- _Instructions for the task_
Do not repeat pictures. Repeat exactly the lines of the listing below from its first line through the line with "(0,0) rectangle (820,503);".

----------

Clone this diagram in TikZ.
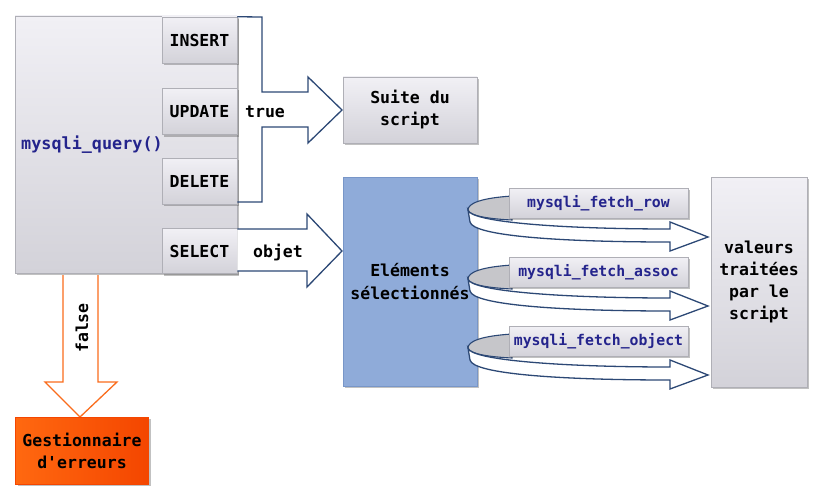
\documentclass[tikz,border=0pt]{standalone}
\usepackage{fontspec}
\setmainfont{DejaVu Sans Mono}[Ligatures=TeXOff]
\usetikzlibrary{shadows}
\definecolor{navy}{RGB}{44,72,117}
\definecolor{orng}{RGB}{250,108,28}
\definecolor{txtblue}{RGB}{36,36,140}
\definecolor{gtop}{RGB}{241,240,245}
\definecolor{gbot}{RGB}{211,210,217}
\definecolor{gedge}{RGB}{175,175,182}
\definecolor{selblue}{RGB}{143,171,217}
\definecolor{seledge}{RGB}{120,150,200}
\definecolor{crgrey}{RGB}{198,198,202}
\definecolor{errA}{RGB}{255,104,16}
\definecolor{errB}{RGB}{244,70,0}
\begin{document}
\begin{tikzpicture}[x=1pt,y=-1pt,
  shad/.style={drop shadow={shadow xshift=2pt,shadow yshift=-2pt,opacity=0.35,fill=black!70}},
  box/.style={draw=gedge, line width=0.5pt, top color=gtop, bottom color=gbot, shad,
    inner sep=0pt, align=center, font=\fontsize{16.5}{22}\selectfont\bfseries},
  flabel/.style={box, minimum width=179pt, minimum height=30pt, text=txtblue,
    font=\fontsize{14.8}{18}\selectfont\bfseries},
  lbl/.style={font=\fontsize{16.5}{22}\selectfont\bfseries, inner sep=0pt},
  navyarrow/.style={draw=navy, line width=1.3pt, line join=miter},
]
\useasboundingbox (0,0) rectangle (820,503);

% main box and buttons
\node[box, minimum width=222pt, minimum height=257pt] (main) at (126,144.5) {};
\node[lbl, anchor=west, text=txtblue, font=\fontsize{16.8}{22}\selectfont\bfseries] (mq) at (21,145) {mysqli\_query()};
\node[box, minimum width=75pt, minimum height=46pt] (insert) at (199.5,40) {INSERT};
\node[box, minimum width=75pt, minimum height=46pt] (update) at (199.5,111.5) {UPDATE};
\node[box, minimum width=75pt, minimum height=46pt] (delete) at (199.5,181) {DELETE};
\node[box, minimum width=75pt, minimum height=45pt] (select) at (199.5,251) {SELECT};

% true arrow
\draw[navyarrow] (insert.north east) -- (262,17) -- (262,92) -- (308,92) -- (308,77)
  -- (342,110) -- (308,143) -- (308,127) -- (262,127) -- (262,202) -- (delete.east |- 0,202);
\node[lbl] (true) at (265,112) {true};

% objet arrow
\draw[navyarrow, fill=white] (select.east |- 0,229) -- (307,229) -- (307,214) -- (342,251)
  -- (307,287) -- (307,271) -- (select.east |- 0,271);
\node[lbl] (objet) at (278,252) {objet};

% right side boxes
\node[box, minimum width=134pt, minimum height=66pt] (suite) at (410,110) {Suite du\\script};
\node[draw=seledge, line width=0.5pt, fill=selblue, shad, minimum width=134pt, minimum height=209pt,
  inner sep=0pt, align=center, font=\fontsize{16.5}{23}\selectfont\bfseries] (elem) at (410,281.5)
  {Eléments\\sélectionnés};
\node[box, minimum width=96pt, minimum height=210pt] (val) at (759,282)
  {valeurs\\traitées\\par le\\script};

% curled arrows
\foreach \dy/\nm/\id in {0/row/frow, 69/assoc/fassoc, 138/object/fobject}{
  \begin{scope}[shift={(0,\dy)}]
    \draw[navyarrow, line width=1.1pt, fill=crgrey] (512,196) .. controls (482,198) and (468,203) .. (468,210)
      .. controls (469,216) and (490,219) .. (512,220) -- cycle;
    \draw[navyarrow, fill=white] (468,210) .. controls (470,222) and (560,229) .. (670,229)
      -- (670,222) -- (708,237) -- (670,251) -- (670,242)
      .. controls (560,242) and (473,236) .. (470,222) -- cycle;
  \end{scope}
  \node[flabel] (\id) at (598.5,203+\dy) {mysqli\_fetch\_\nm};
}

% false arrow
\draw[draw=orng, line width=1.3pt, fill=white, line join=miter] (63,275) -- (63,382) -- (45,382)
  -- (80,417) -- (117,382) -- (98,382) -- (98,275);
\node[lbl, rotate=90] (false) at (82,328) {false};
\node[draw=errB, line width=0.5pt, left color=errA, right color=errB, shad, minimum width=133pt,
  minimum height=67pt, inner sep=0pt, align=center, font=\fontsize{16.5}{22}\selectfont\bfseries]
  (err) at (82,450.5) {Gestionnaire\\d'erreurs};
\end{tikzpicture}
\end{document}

----------

- _Right answer_
Clone this diagram in TikZ.
\documentclass[tikz,border=0pt]{standalone}
\usepackage{fontspec}
\setmainfont{DejaVu Sans Mono}[Ligatures=TeXOff]
\usetikzlibrary{shadows}
\definecolor{navy}{RGB}{44,72,117}
\definecolor{orng}{RGB}{250,108,28}
\definecolor{txtblue}{RGB}{36,36,140}
\definecolor{gtop}{RGB}{241,240,245}
\definecolor{gbot}{RGB}{211,210,217}
\definecolor{gedge}{RGB}{175,175,182}
\definecolor{selblue}{RGB}{143,171,217}
\definecolor{seledge}{RGB}{120,150,200}
\definecolor{crgrey}{RGB}{198,198,202}
\definecolor{errA}{RGB}{255,104,16}
\definecolor{errB}{RGB}{244,70,0}
\begin{document}
\begin{tikzpicture}[x=1pt,y=-1pt,
  shad/.style={drop shadow={shadow xshift=2pt,shadow yshift=-2pt,opacity=0.35,fill=black!70}},
  box/.style={draw=gedge, line width=0.5pt, top color=gtop, bottom color=gbot, shad,
    inner sep=0pt, align=center, font=\fontsize{16.5}{22}\selectfont\bfseries},
  flabel/.style={box, minimum width=179pt, minimum height=30pt, text=txtblue,
    font=\fontsize{14.8}{18}\selectfont\bfseries},
  lbl/.style={font=\fontsize{16.5}{22}\selectfont\bfseries, inner sep=0pt},
  navyarrow/.style={draw=navy, line width=1.3pt, line join=miter},
]
\useasboundingbox (0,0) rectangle (820,503);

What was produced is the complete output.